The writer points out that Rowan Williams, the Archbishop of Canterbury, reflected this mindset when he suggested last year that Muslims be allowed to use Sharia tribunals to deal with disputes within their community. You can guess what Hannah Shah thought of that:

“I was horrified.” If you could speak to him now, what would you say to the archbishop? “I would say: have you actually spoken to any ordinary Muslim women about the situation that they live in, in their communities? By putting in place these Muslim arbitration tribunals, where a woman’s witness is half that of a man, you are silencing women even more.”

And she points out that government officials never talk to women as representatives of the Muslim community; they just accept the word of (male) leaders of large Muslim organizations. Why is that? My answer is that they are afraid of Muslim men and won’t do anything that would make them angry (such as letting Geert Wilders into the country). Yes, the government asking women’s opinions would make many Muslim men extremely angry, so just sacrifice the women.

Hannah Shah goes on to talk about how Christians are persecuted in England, not just by Muslims but by the government.

She cites the recent cases of the nurse who was suspended for offering to pray for a patient and the foster parents who were struck off after a Muslim girl in their care converted to Christianity.

“Such people – I’m not talking about apostates like me – have been persecuted or ostracised in this country simply because they want to share their faith with others. People call this political correctness but I actually think it is based on a fear of Muslims, what they might do if provoked.”

It’s both. Elite opinion in Britain has long been anti-Christian, even before Muslims became such a significant force.

We are not so abjectly supine in the face of Islam in the United States as are the British, though we’re moving in that direction. I’m not sure if we lag behind because we are more willing to stand up for our culture or simply because the percentage of Muslims is far lower than in Britain. It would be interesting to know how social workers behave in areas with many Muslims, such as Dearborn, in cases like Hannah Shah’s. Do they make sure that only Muslim social workers investigate allegations of abuse?
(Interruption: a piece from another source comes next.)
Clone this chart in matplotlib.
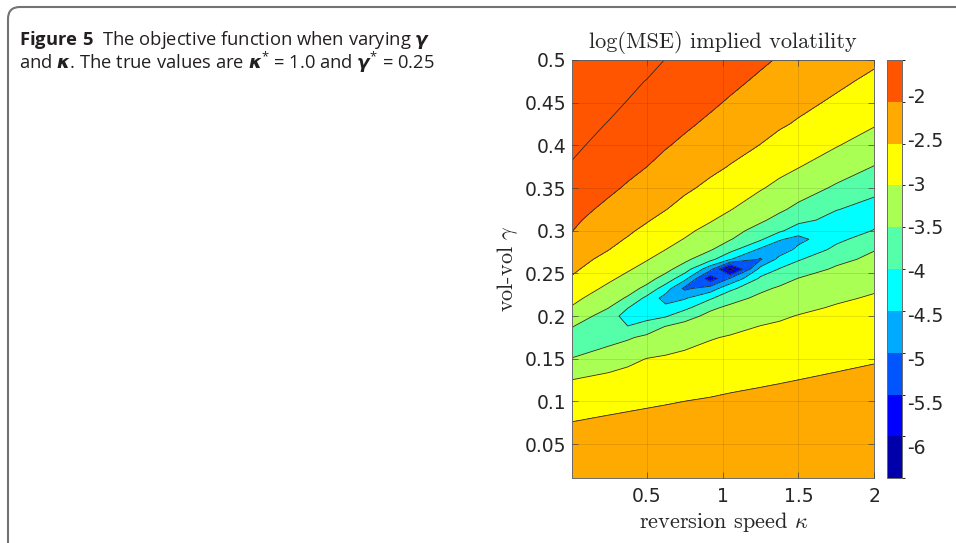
import numpy as np
import matplotlib
matplotlib.use("Agg")
import matplotlib.pyplot as plt
import matplotlib.cm as cm
from matplotlib.colors import ListedColormap, BoundaryNorm
from matplotlib.patches import FancyBboxPatch
from matplotlib.transforms import IdentityTransform

plt.rcParams['axes.unicode_minus'] = False
# custom math fonts, used only by the caption (math_fontfamily='custom')
plt.rcParams['mathtext.rm'] = 'Open Sans'
plt.rcParams['mathtext.bf'] = 'Open Sans:bold'
plt.rcParams['mathtext.it'] = 'DejaVu Sans:italic'
plt.rcParams['mathtext.bfit'] = 'DejaVu Sans:italic:bold'

# ---------------- data ----------------
KAPPA = [0.01, 0.25, 0.375, 0.5, 0.625, 0.75, 0.92, 1.05, 1.25, 1.375, 1.5, 1.75, 2.0]
GAMMA = [0.01, 0.05, 0.075, 0.1, 0.125, 0.15, 0.175, 0.1875, 0.2, 0.21,
         0.221, 0.2325, 0.244, 0.255, 0.2665, 0.278, 0.29, 0.3, 0.3125, 0.325,
         0.35, 0.375, 0.4, 0.425, 0.45, 0.475, 0.5]

# log(MSE) values, one list per kappa column (bottom -> top in gamma)
LOGMSE_K0_01 = [-2.20, -2.24, -2.487, -2.745, -2.99, -3.49, -3.689, -3.49, -3.24, -3.04,
                -2.871, -2.707, -2.543, -2.425, -2.316, -2.208, -2.094, -1.995, -1.925, -1.85,
                -1.805, -1.761, -1.726, -1.695, -1.663, -1.632, -1.60]
LOGMSE_K0_25 = [-2.20, -2.26, -2.416, -2.648, -2.880, -3.220, -3.692, -3.940, -3.705, -3.49,
                -3.304, -3.098, -2.923, -2.782, -2.635, -2.492, -2.392, -2.308, -2.204, -2.10,
                -1.922, -1.831, -1.793, -1.756, -1.72, -1.685, -1.65]
LOGMSE_K0_375 = [-2.20, -2.27, -2.384, -2.607, -2.831, -3.104, -3.559, -3.98, -4.25, -3.977,
                 -3.55, -3.322, -3.122, -2.952, -2.813, -2.674, -2.529, -2.44, -2.342, -2.244,
                 -2.048, -1.887, -1.824, -1.790, -1.755, -1.718, -1.68]
LOGMSE_K0_5 = [-2.20, -2.28, -2.356, -2.568, -2.780, -2.992, -3.396, -3.790, -4.156, -4.35,
               -4.124, -3.607, -3.333, -3.15, -2.972, -2.841, -2.705, -2.591, -2.466, -2.373,
               -2.187, -1.998, -1.85, -1.818, -1.787, -1.755, -1.70]
LOGMSE_K0_625 = [-2.20, -2.29, -2.328, -2.533, -2.738, -2.943, -3.28, -3.474, -4.049, -4.378,
                 -4.7, -4.252, -3.669, -3.364, -3.181, -2.998, -2.867, -2.757, -2.62, -2.489,
                 -2.314, -2.138, -1.968, -1.844, -1.814, -1.784, -1.754]
LOGMSE_K0_75 = [-2.20, -2.265, -2.305, -2.498, -2.695, -2.891, -3.166, -3.354, -3.663, -4.15,
                -4.549, -5.1, -4.342, -3.735, -3.383, -3.203, -3.016, -2.906, -2.776, -2.646,
                -2.426, -2.257, -2.088, -1.928, -1.837, -1.809, -1.782]
LOGMSE_K0_92 = [-2.20, -2.27, -2.31, -2.463, -2.647, -2.831, -3.028, -3.207, -3.385, -3.581,
                -4.061, -4.779, -5.8, -4.85, -3.854, -3.456, -3.279, -3.132, -2.966, -2.843,
                -2.598, -2.404, -2.244, -2.083, -1.928, -1.838, -1.813]
LOGMSE_K1_05 = [-2.20, -2.28, -2.31, -2.428, -2.608, -2.788, -2.968, -3.109, -3.278, -3.414,
                -3.663, -4.12, -4.95, -6.3, -4.476, -3.823, -3.471, -3.329, -3.15, -2.981,
                -2.75, -2.519, -2.358, -2.204, -2.049, -1.898, -1.833]
LOGMSE_K1_25 = [-2.20, -2.29, -2.32, -2.387, -2.558, -2.729, -2.90, -2.985, -3.131, -3.258,
                -3.397, -3.595, -3.916, -4.323, -5.05, -4.593, -3.925, -3.675, -3.429, -3.269,
                -2.964, -2.736, -2.509, -2.362, -2.218, -2.075, -1.928]
LOGMSE_K1_375 = [-2.20, -2.29, -2.33, -2.361, -2.528, -2.695, -2.862, -2.945, -3.052, -3.173,
                 -3.306, -3.444, -3.683, -3.974, -4.345, -4.8, -4.455, -3.913, -3.641, -3.426,
                 -3.118, -2.862, -2.639, -2.448, -2.31, -2.173, -2.036]
LOGMSE_K1_5 = [-2.20, -2.28, -2.31, -2.339, -2.498, -2.661, -2.822, -2.902, -2.983, -3.086,
               -3.216, -3.351, -3.487, -3.749, -4.043, -4.376, -4.65, -4.278, -3.856, -3.615,
               -3.274, -2.982, -2.763, -2.544, -2.395, -2.263, -2.132]
LOGMSE_K1_75 = [-2.20, -2.28, -2.31, -2.34, -2.441, -2.596, -2.75, -2.827, -2.904, -2.965,
                -3.059, -3.186, -3.313, -3.434, -3.625, -3.886, -4.105, -4.255, -4.164, -3.983,
                -3.567, -3.256, -2.975, -2.77, -2.566, -2.419, -2.30]
LOGMSE_K2_0 = [-2.20, -2.28, -2.31, -2.34, -2.387, -2.536, -2.685, -2.759, -2.833, -2.893,
               -2.958, -3.046, -3.163, -3.276, -3.393, -3.521, -3.771, -3.979, -4.115, -4.162,
               -3.882, -3.515, -3.227, -2.963, -2.776, -2.59, -2.435]

CONTOUR_LEVELS = [-6, -5.5, -5, -4.5, -4, -3.5, -3, -2.5, -2, -1.75]
CBAR_TICKS = [-6, -5.5, -5, -4.5, -4, -3.5, -3, -2.5, -2]
CBAR_TICKLABELS = ['-6', '-5.5', '-5', '-4.5', '-4', '-3.5', '-3', '-2.5', '-2']
CLIM = (-6.36, -1.6)
X_TICKS = [0.5, 1, 1.5, 2]
X_TICKLABELS = ['0.5', '1', '1.5', '2']
Y_TICKS = [0.05, 0.1, 0.15, 0.2, 0.25, 0.3, 0.35, 0.4, 0.45, 0.5]
Y_TICKLABELS = ['0.05', '0.1', '0.15', '0.2', '0.25', '0.3', '0.35', '0.4', '0.45', '0.5']

JET10 = ['#0000aa', '#0000ff', '#0055ff', '#00aaff', '#00ffff',
         '#55ffaa', '#aaff55', '#ffff00', '#ffaa00', '#ff5500']

CAPTION = (r'$\mathbf{Figure\ 5}$  The objective function when varying $\boldsymbol{\gamma}$'
           '\n'
           r'and $\boldsymbol{\kappa}$. The true values are $\boldsymbol{\kappa}^{*}$ = 1.0 '
           r'and $\boldsymbol{\gamma}^{*}$ = 0.25')

Z = np.column_stack([LOGMSE_K0_01, LOGMSE_K0_25, LOGMSE_K0_375, LOGMSE_K0_5,
                     LOGMSE_K0_625, LOGMSE_K0_75, LOGMSE_K0_92, LOGMSE_K1_05,
                     LOGMSE_K1_25, LOGMSE_K1_375, LOGMSE_K1_5, LOGMSE_K1_75,
                     LOGMSE_K2_0])

# ---------------- figure ----------------
W, H = 956, 543
fig = plt.figure(figsize=(W / 100, H / 100), dpi=100)
fig.patch.set_facecolor('white')

ax_l, ax_r, ax_t, ax_b = 572.3, 874.3, 60.0, 478.3
ax = fig.add_axes([ax_l / W, 1 - ax_b / H, (ax_r - ax_l) / W, (ax_b - ax_t) / H])

cmap = ListedColormap(JET10)
norm = BoundaryNorm(np.linspace(CLIM[0], CLIM[1], len(JET10) + 1), cmap.N)

fill_levels = [-7.0] + CONTOUR_LEVELS + [-1.0]
ax.contourf(KAPPA, GAMMA, Z, levels=fill_levels, cmap=cmap, norm=norm)
ax.contour(KAPPA, GAMMA, Z, levels=CONTOUR_LEVELS, colors='#2a2a2a',
           linewidths=0.6, linestyles='solid')

ax.set_xlim(0.01, 2.0)
ax.set_ylim(0.01, 0.5)
ax.set_xticks(X_TICKS)
ax.set_xticklabels(X_TICKLABELS)
ax.set_yticks(Y_TICKS)
ax.set_yticklabels(Y_TICKLABELS)
ax.tick_params(direction='in', length=4, width=0.5, top=True, right=True,
               labelsize=13.5, labelcolor='#262626', color='#444444')
ax.tick_params(axis='x', pad=6)
ax.tick_params(axis='y', pad=4)
ax.set_axisbelow(False)
ax.grid(True, color='black', alpha=0.12, linewidth=0.6)
for sp in ax.spines.values():
    sp.set_edgecolor('#6a6a6a')
    sp.set_linewidth(0.7)

ax.text(0.5, 1.0287, 'log(MSE) implied volatility', transform=ax.transAxes,
        ha='center', va='baseline', fontfamily='cmr10', fontsize=16, color='#262626')
ax.set_xlabel(r'reversion speed $\kappa$', fontfamily='cmr10', math_fontfamily='cm',
              fontsize=16, color='#262626')
ax.xaxis.set_label_coords(0.5, -0.075)
ax.set_ylabel(r'vol-vol $\gamma$', fontfamily='cmr10', math_fontfamily='cm',
              fontsize=16, color='#262626')
ax.yaxis.set_label_coords(-0.172, 0.5)

# colorbar
cb_l, cb_r = 887.3, 901.7
cax = fig.add_axes([cb_l / W, 1 - ax_b / H, (cb_r - cb_l) / W, (ax_b - ax_t) / H])
sm = cm.ScalarMappable(norm=norm, cmap=cmap)
cb = fig.colorbar(sm, cax=cax, ticks=CBAR_TICKS)
cb.ax.set_yticklabels(CBAR_TICKLABELS)
cb.ax.tick_params(direction='in', length=0, labelsize=13.5, labelcolor='#262626', pad=4)
cb.outline.set_edgecolor('#6a6a6a')
cb.outline.set_linewidth(0.7)

# caption: one text block, two lines
fig.text(19 / W, 1 - 29 / H, CAPTION, fontfamily='Open Sans', math_fontfamily='custom',
         fontsize=13.2, color='#231f20', ha='left', va='top', linespacing=0.94,
         multialignment='left')

# rounded frame (open at right and bottom)
frame = FancyBboxPatch((8, -40), 1100, H - 7 + 40,
                       boxstyle='round,pad=0,rounding_size=12',
                       transform=IdentityTransform(), fill=False,
                       edgecolor='#737373', linewidth=1.5)
fig.add_artist(frame)

fig.savefig('out.png', dpi=100)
posted last year about a polygamous family in New York, discovered when their house caught on fire. The story I based the post on said:

The Times’s exceptionally well-researched story said that social-service workers have learned not to make an issue of polygamy in handing out benefits and guiding applicants, legal and otherwise, through the bureaucratic mazes of the welfare system. Doctors at hospitals turn a blind eye. The men speak for their wives. By quoting women who have left such marriages after abuse and misery, the story suggested that perhaps polygamy wasn’t quite as benign a multi-culti variant of our own cozy little practices as was being portrayed. Suffice it to say, however, that the story caused no changes in New York’s policies.

And we’ve posted quite a bit on honor killings which are never named as such, and other examples of “acquiescing to creeping sharia,” as Bruce Bawer put it in a great article. In fact, here are the links to my post on Bawer and Bawer’s article.  Looking back at what we’ve written in our hundreds of posts in the category “diversity’s dark side,” and reading the interview with Hannah Shah, I wonder if someone should come up with an annual State of Our Dhimmitude report so we could check from year to year and see whether our submissiveness to Islam has progressed or if we’ve resisted and fought back.